GIVEN MATERIAL

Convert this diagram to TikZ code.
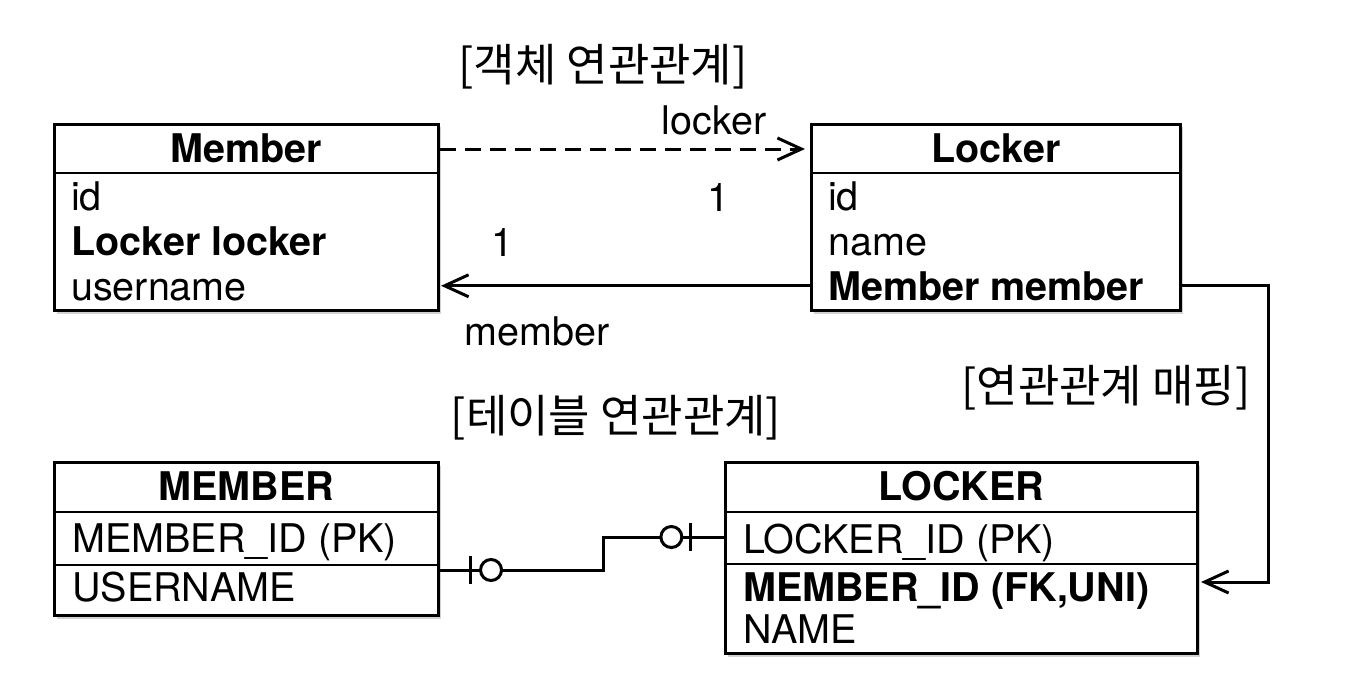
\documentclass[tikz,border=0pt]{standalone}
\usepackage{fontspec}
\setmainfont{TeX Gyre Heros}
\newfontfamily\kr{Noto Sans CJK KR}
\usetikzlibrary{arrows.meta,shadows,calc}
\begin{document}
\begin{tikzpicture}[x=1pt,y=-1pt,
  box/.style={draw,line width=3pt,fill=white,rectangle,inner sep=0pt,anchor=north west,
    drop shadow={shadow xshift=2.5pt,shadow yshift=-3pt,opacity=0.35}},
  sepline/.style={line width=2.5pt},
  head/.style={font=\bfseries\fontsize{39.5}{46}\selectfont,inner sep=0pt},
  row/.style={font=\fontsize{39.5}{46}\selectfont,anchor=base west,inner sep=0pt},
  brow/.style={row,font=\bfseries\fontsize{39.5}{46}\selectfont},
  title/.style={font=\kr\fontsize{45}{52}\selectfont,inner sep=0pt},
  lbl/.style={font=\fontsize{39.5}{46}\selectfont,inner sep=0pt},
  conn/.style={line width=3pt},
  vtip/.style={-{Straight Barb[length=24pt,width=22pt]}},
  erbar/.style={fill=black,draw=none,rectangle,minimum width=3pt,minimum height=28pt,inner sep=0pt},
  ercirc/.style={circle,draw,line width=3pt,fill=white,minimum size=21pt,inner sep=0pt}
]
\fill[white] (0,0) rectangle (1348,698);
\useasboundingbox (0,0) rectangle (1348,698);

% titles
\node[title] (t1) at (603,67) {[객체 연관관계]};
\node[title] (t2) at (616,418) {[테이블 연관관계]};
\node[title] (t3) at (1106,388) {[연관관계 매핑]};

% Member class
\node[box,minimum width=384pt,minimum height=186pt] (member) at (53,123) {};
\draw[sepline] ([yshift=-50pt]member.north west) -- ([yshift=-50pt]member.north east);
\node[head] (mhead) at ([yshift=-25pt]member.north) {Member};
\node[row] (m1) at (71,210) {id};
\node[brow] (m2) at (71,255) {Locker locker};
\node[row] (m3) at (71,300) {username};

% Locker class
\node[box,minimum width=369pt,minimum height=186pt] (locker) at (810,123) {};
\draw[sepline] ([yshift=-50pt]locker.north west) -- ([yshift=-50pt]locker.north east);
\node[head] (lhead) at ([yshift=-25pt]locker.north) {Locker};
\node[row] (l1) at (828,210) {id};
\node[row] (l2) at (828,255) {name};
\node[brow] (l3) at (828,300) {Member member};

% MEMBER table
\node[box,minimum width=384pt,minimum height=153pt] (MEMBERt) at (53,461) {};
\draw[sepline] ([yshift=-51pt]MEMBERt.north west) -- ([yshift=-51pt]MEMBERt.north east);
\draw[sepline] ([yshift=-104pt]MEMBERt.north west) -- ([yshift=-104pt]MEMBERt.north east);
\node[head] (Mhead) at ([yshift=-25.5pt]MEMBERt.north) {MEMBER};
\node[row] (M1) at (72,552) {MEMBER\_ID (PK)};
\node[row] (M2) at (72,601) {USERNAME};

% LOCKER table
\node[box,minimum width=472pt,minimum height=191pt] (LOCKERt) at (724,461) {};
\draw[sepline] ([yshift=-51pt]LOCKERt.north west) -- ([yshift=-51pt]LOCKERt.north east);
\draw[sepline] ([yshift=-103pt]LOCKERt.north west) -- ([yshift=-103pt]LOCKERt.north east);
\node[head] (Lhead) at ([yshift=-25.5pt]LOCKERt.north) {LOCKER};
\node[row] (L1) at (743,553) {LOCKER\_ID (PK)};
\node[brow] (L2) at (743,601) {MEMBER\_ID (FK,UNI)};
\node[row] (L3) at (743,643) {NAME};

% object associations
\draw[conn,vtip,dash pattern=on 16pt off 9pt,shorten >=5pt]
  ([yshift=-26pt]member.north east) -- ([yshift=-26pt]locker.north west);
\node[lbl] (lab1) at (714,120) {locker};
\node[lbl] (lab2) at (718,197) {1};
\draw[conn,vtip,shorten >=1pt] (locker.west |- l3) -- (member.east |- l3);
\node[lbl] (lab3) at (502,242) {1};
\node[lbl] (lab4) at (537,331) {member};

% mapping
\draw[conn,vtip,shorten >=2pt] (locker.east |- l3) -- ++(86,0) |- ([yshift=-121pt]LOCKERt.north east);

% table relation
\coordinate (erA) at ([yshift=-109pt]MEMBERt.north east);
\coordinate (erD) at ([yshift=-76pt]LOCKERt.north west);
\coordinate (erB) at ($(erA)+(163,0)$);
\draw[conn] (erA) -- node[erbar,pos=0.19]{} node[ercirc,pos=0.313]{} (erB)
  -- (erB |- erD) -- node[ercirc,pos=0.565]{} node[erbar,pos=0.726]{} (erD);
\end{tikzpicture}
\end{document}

DESCRIPTION OF THE TASK
Reproduce all of the material exactly, apart from the pictures.

OUTPUT BELOW
Convert this diagram to TikZ code.
\documentclass[tikz,border=0pt]{standalone}
\usepackage{fontspec}
\setmainfont{TeX Gyre Heros}
\newfontfamily\kr{Noto Sans CJK KR}
\usetikzlibrary{arrows.meta,shadows,calc}
\begin{document}
\begin{tikzpicture}[x=1pt,y=-1pt,
  box/.style={draw,line width=3pt,fill=white,rectangle,inner sep=0pt,anchor=north west,
    drop shadow={shadow xshift=2.5pt,shadow yshift=-3pt,opacity=0.35}},
  sepline/.style={line width=2.5pt},
  head/.style={font=\bfseries\fontsize{39.5}{46}\selectfont,inner sep=0pt},
  row/.style={font=\fontsize{39.5}{46}\selectfont,anchor=base west,inner sep=0pt},
  brow/.style={row,font=\bfseries\fontsize{39.5}{46}\selectfont},
  title/.style={font=\kr\fontsize{45}{52}\selectfont,inner sep=0pt},
  lbl/.style={font=\fontsize{39.5}{46}\selectfont,inner sep=0pt},
  conn/.style={line width=3pt},
  vtip/.style={-{Straight Barb[length=24pt,width=22pt]}},
  erbar/.style={fill=black,draw=none,rectangle,minimum width=3pt,minimum height=28pt,inner sep=0pt},
  ercirc/.style={circle,draw,line width=3pt,fill=white,minimum size=21pt,inner sep=0pt}
]
\fill[white] (0,0) rectangle (1348,698);
\useasboundingbox (0,0) rectangle (1348,698);

% titles
\node[title] (t1) at (603,67) {[객체 연관관계]};
\node[title] (t2) at (616,418) {[테이블 연관관계]};
\node[title] (t3) at (1106,388) {[연관관계 매핑]};

% Member class
\node[box,minimum width=384pt,minimum height=186pt] (member) at (53,123) {};
\draw[sepline] ([yshift=-50pt]member.north west) -- ([yshift=-50pt]member.north east);
\node[head] (mhead) at ([yshift=-25pt]member.north) {Member};
\node[row] (m1) at (71,210) {id};
\node[brow] (m2) at (71,255) {Locker locker};
\node[row] (m3) at (71,300) {username};

% Locker class
\node[box,minimum width=369pt,minimum height=186pt] (locker) at (810,123) {};
\draw[sepline] ([yshift=-50pt]locker.north west) -- ([yshift=-50pt]locker.north east);
\node[head] (lhead) at ([yshift=-25pt]locker.north) {Locker};
\node[row] (l1) at (828,210) {id};
\node[row] (l2) at (828,255) {name};
\node[brow] (l3) at (828,300) {Member member};

% MEMBER table
\node[box,minimum width=384pt,minimum height=153pt] (MEMBERt) at (53,461) {};
\draw[sepline] ([yshift=-51pt]MEMBERt.north west) -- ([yshift=-51pt]MEMBERt.north east);
\draw[sepline] ([yshift=-104pt]MEMBERt.north west) -- ([yshift=-104pt]MEMBERt.north east);
\node[head] (Mhead) at ([yshift=-25.5pt]MEMBERt.north) {MEMBER};
\node[row] (M1) at (72,552) {MEMBER\_ID (PK)};
\node[row] (M2) at (72,601) {USERNAME};

% LOCKER table
\node[box,minimum width=472pt,minimum height=191pt] (LOCKERt) at (724,461) {};
\draw[sepline] ([yshift=-51pt]LOCKERt.north west) -- ([yshift=-51pt]LOCKERt.north east);
\draw[sepline] ([yshift=-103pt]LOCKERt.north west) -- ([yshift=-103pt]LOCKERt.north east);
\node[head] (Lhead) at ([yshift=-25.5pt]LOCKERt.north) {LOCKER};
\node[row] (L1) at (743,553) {LOCKER\_ID (PK)};
\node[brow] (L2) at (743,601) {MEMBER\_ID (FK,UNI)};
\node[row] (L3) at (743,643) {NAME};

% object associations
\draw[conn,vtip,dash pattern=on 16pt off 9pt,shorten >=5pt]
  ([yshift=-26pt]member.north east) -- ([yshift=-26pt]locker.north west);
\node[lbl] (lab1) at (714,120) {locker};
\node[lbl] (lab2) at (718,197) {1};
\draw[conn,vtip,shorten >=1pt] (locker.west |- l3) -- (member.east |- l3);
\node[lbl] (lab3) at (502,242) {1};
\node[lbl] (lab4) at (537,331) {member};

% mapping
\draw[conn,vtip,shorten >=2pt] (locker.east |- l3) -- ++(86,0) |- ([yshift=-121pt]LOCKERt.north east);

% table relation
\coordinate (erA) at ([yshift=-109pt]MEMBERt.north east);
\coordinate (erD) at ([yshift=-76pt]LOCKERt.north west);
\coordinate (erB) at ($(erA)+(163,0)$);
\draw[conn] (erA) -- node[erbar,pos=0.19]{} node[ercirc,pos=0.313]{} (erB)
  -- (erB |- erD) -- node[ercirc,pos=0.565]{} node[erbar,pos=0.726]{} (erD);
\end{tikzpicture}
\end{document}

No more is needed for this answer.